Odon von Horvath is probably only a household name at Christopher Hampton’s residence. The renowned playwright and translator clearly thinks that this should change. Having translated Von Horvath in the past and made him a character in his own play, Tales from the Vienna Woods, the Almeida now performs Hampton’s translation of a late work entitled Judgement Day.
The work is, on the face of things, a simple morality tale. An unhappy railway stationmaster, distracted for moment by a pretty girl, is the cause of a disastrous accident. Perjuring himself in court to escape punishment, the stationmaster becomes a local celebrity while his jealous wife, who states the truth, is made a pariah.
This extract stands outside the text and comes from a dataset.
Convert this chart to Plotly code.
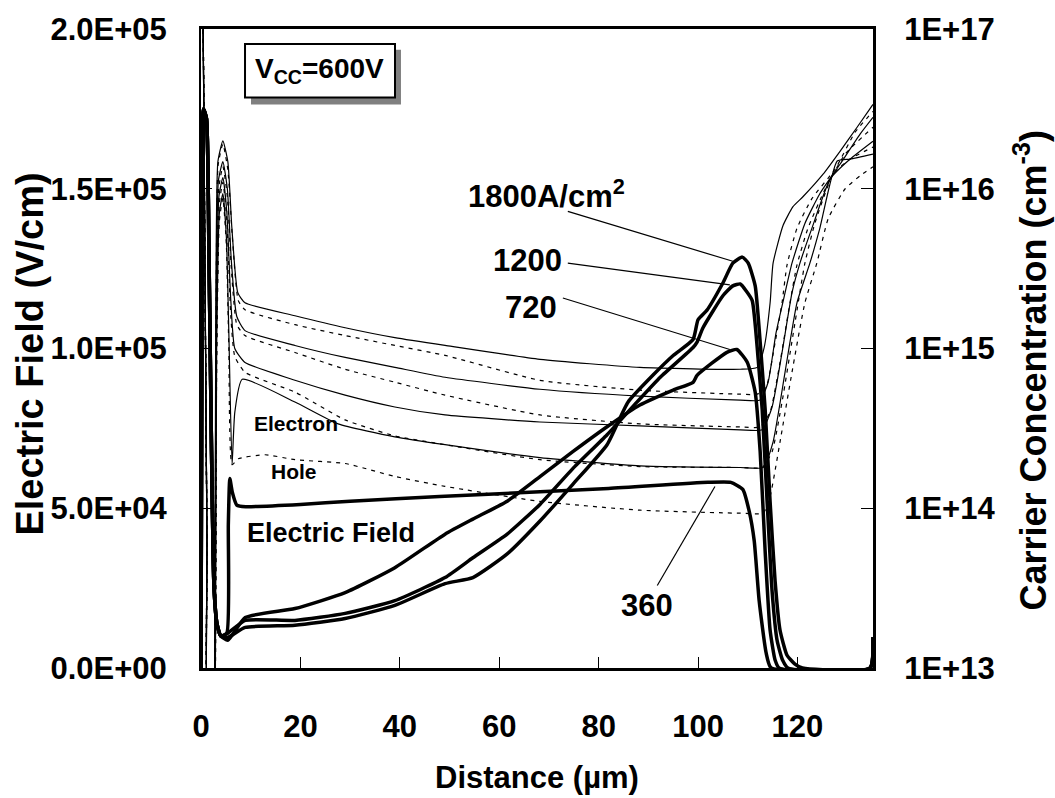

Coming to terms with his deceit has further, deadly consequences.
With a large cast that includes a flirtatious girl, her dimwitted boyfriend, the dutiful stationmaster, the spurned wife and malicious old gossips, all living in a small village, we might feel we are approaching twee territory. However, these people have real passion and are portrayed realistically, so much so that even a supernatural presence in the final scene demands credence.
The script is fast moving and thought provoking. Miriam Buether’s clever revolving stage serves as both platform and railway line. Furthermore, the cast is uniformly superb. Notable is Laura Donnelly as Anna, the young girl confident in, and confused by, her sexual allure. Tom Georgeson is highly effective as her blustering and devoted father.
The moral dilemma in the play suffices, but those who wish to can get their teeth into the thornier issue of how the play fits into its historical context. Von Horvath fled Germany late in the day. Although not popular with authorities, he was around to observe National Socialism up until 1937. The station master’s obsession with following orders can easily be seen as a comment on a society the author saw as increasingly incapable of thinking for itself.